One of the great benefits to working on webcomics is the immediacy of the medium. Unlike printed comics, webcomics are capable of being published almost at the speed the cartoonist draws them, sometimes getting uploaded directly from a wi-fi-enabled tablet the artist drew them on. That means that these can react and comment on events in essentially real time. Even the fastest traditional cartoonists have to wait until the next installment of the newspaper (or whatever it’s being printed in) hits the press, and then readers have to wait until it’s distributed some time afterwards.
Granted, most webcomics don’t work with that level of immediacy. Many have weeks-long buffers built up so they can continue publishing if an emergency comes up that where they can’t create new comics for a little while. But the potential for immediacy is there.

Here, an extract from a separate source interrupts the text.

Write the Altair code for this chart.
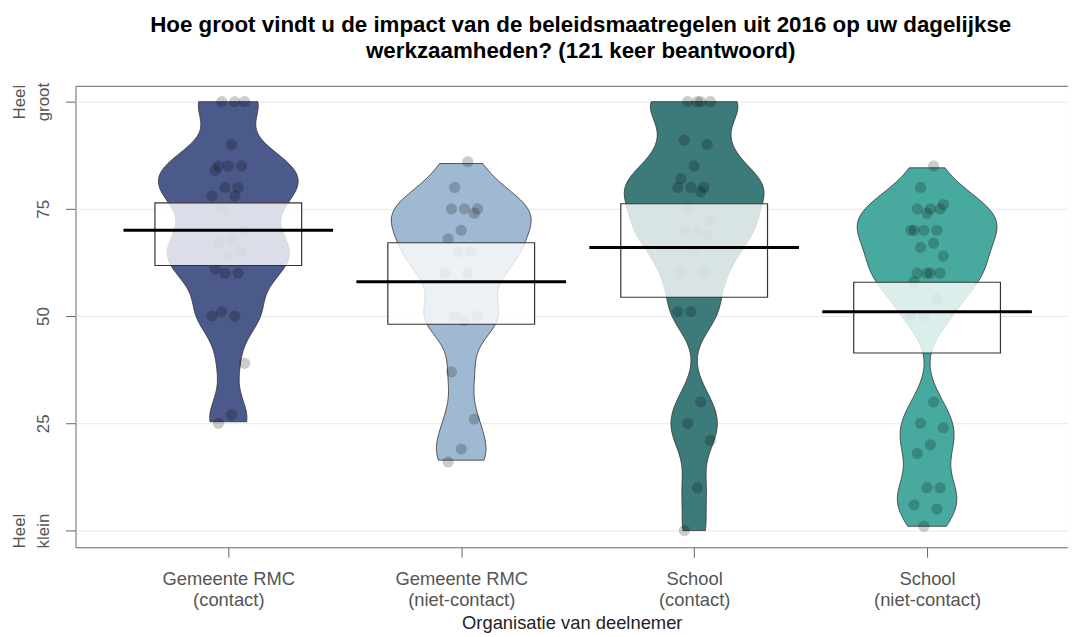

This week, to coincide with the Republican National Convention, Matt Bors and his companions over at The Nib relaunched that site, now backed by First Look Media, and their goal is to create “political cartoons, journalism, essays and memoir about what is going down in the world, all in comics form…” An online format makes complete sense if that’s their intent.
Some of their pieces were clearly created in advance of the Convention, but others are clearly being done at the site itself. Sophie Yanow and Rob Rogers are both chronicling their time in and around the convention, presenting nearly live journalistic reports in comic form. Others, like Matt Lubchansky and Tom Tomorrow, are commenting on the proceedings as well, but I believe they’re both watching the events unfold remotely.
Of course, every cartoonist has this capability to draw comics as they’re watching the news. And they can fire them off to their editors at whatever syndicate they’re working with, who can, in turn, get them prepped for distribution in short order. But those additional layers of middlemen slow the process down. The editor would have to be waiting at their computer when the files come in to turn around and do anything with them and, while they are then reliant on folks on the distribution end to help ensure the comics get passed along. I’m sure they’re got the process down to where it’s as efficient as it can ever be, but it’s the process itself which is considerably longer than the artist directly uploading it themselves.
And in a world where news is frequently delivered live over social media, that extra time can be killer. As I’m writing this, I’m looking at brand new syndicated political comics about Melania Trump’s speech from Monday and they already feel outdated compared to Yanow’s work who had her comic about Day Two of the convention up early yesterday evening.
None of that has any bearing on quality, of course, but that’s going to vary from artist to artist regardless. And in the realm of topical commentary, faster counts for quite a bit!